Oklahoma Throws Out Med Mal “Tort Reform”

My hat is off to the good judges on the Oklahoma Court of Civil Appeals.

OKLAHOMA CITY — For at least the second time in slightly more than a year, a state appeals court has told lawsuit reform proponents that they got it wrong. The Oklahoma Court of Civil Appeals has struck down a lawsuit reform statute, saying it treats medical malpractice plaintiffs differently from others who file lawsuits. The decision comes in the wake of a 2006 Oklahoma Supreme Court ruling that tossed another measure. The justices said it put medical negligence cases in a separate class from all other negligence claims and created a monetary barrier to the courts by requiring an expert witness to attest to a case’s merits.
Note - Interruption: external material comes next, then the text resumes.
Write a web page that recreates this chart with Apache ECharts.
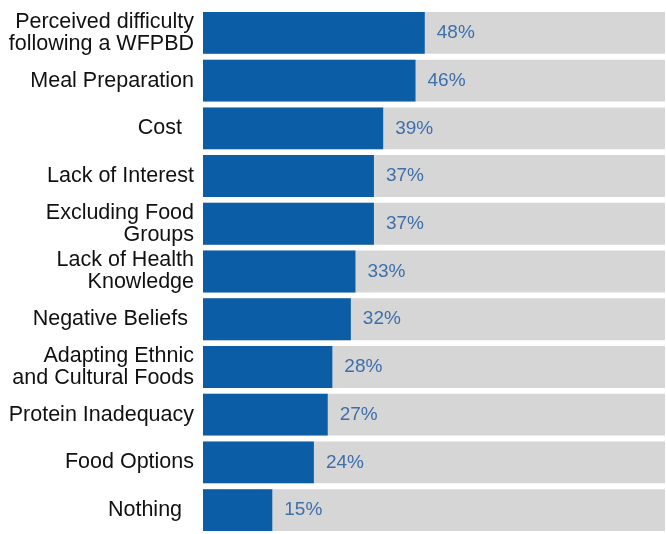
<!DOCTYPE html>
<html>
<head>
<meta charset="utf-8">
<script src="https://cdn.jsdelivr.net/npm/echarts@6/dist/echarts.min.js"></script>
<style>
  html, body { margin: 0; padding: 0; background: #ffffff; }
  #chart { width: 666px; height: 534px; }
</style>
</head>
<body>
<div id="chart"></div>
<script>
// Reported barriers to following a whole-food plant-based diet (share of respondents, %)
const categories = [
  'Perceived difficulty\nfollowing a WFPBD',
  'Meal Preparation',
  'Cost  ',
  'Lack of Interest',
  'Excluding Food\nGroups',
  'Lack of Health\nKnowledge',
  'Negative Beliefs ',
  'Adapting Ethnic\nand Cultural Foods',
  'Protein Inadequacy',
  'Food Options',
  'Nothing  '
];
const percentages = [48, 46, 39, 37, 37, 33, 32, 28, 27, 24, 15];
const axisMax = 100;

const chart = echarts.init(document.getElementById('chart'), null, { renderer: 'canvas' });

chart.setOption({
  animation: false,
  backgroundColor: '#ffffff',
  grid: { left: 203, right: 1, top: 9, bottom: -2, containLabel: false },
  xAxis: {
    type: 'value',
    min: 0,
    max: axisMax,
    show: false
  },
  yAxis: {
    type: 'category',
    data: categories,
    inverse: true,
    axisLine: { show: false },
    axisTick: { show: false },
    axisLabel: {
      margin: 9,
      color: '#111111',
      fontFamily: 'Liberation Sans, Arial, sans-serif',
      fontSize: 21.5,
      lineHeight: 22,
      align: 'right'
    }
  },
  series: [
    {
      type: 'bar',
      data: percentages,
      barCategoryGap: '12.3%',
      showBackground: true,
      backgroundStyle: { color: '#d6d6d6' },
      itemStyle: { color: '#0b5ea6' },
      label: {
        show: true,
        position: 'right',
        distance: 12,
        formatter: '{c}%',
        color: '#3f6fab',
        fontFamily: 'Liberation Sans, Arial, sans-serif',
        fontSize: 19
      }
    }
  ]
});
</script>
</body>
</html>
The most recent decision comes just weeks before lawmakers return to the Capitol, where a renewed battle over lawsuit reform is expected. Last year, Gov. Brad Henry vetoed a controversial lawsuit reform measure, Senate Bill 507, saying several provisions were unconstitutional, unduly restricted access to the courts, and didn’t do enough to curb frivolous lawsuits.

The Court of Civil Appeals decision issued Thursday said Lisa K. Jones could pursue her case in Oklahoma County for the alleged wrongful death of her husband, Michael W. Jones, who died after surgery at an Oklahoma City hospital. The trial court had tossed Jones’ case after she failed to inform defendants of the suit within 180 days. The appeals court said a tort reform package passed in 2003 that required such notification treated medical malpractice plaintiffs differently. The opinion said other plaintiffs had the ability to show the court why notification was not made within 180 days but that medical negligence plaintiffs had no such opportunity. The law “holds medical negligence plaintiffs to different and stricter standards than any other plaintiffs,” the opinion states.